Carr refers to a Financial Times piece about a study by Matthew Gentzkow, in which the economist looked at the competition between the Washington Post print edition and Web edition. As the FT column describes it, Gentzkow analyzed the readership data from both the print edition and the website and came to some conclusions about how much one cannibalized the other. Says the FT:
“[Gentzkow] found that people who had access to fast internet connections were, other things being equal, less likely to read the print edition. He found reasons to believe this was specifically because of access to washingtonpost.com, not to the Internet in general.”
What are the reasons he found to believe this? I read (or tried to read) the entire paper online, and I still don’t know, in part because of sentences like this one:
“Both reduced-form OLS regressions and a structural model without heterogeneity suggest that the print and online editions of the Post are strong complements.”
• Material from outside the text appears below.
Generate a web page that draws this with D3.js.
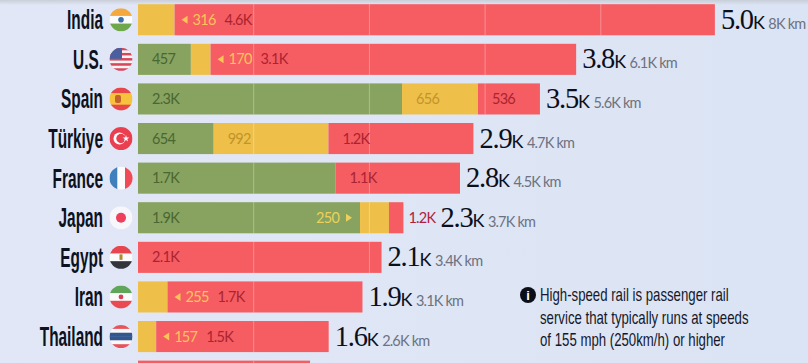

And that was in the early part of the paper, where Gentzkow was summarizing his findings — before he got to the part with the long calculus-type formulas and algorithms. At one point, the economist says that according to his research on the levels of substitution between the two products:
“Removing the [news website] from the market entirely would increase readership of [the newsaper] by 27,000 readers per day, or 1.5 per cent.”
He therefore concludes that the Post has lost $5.5-million in newspaper revenue as a result of providing its news online for free. Does that make any sense? It might to an economist, but I would argue his thesis fails the reasonability test. If the washingtonpost.com website were to disappear or be locked behind a pay wall tomorrow, does anyone really think that 27,000 people would suddenly go out and start reading the paper edition?
Gentzkow clearly does. I think they would be more likely to just go elsewhere for their news, such as Google News or Yahoo News or MSNBC or CNN. It might be tempting — and make for a much simpler business case — to argue that a product like the Post competes primarily with its own website, and vice versa, but I don’t think that is the way things work.
A pay wall for the Post or the Times or any other paper simply blocks people out who then go elsewhere (my friend Rob Hyndman has more on that angle). That’s not a religious view, as Nick would like to portray it — in fact, I would argue that it’s a lot more “rational” than Gentzkow’s analysis. And I’m pleased to see that Fred Wilson appears to agree with me.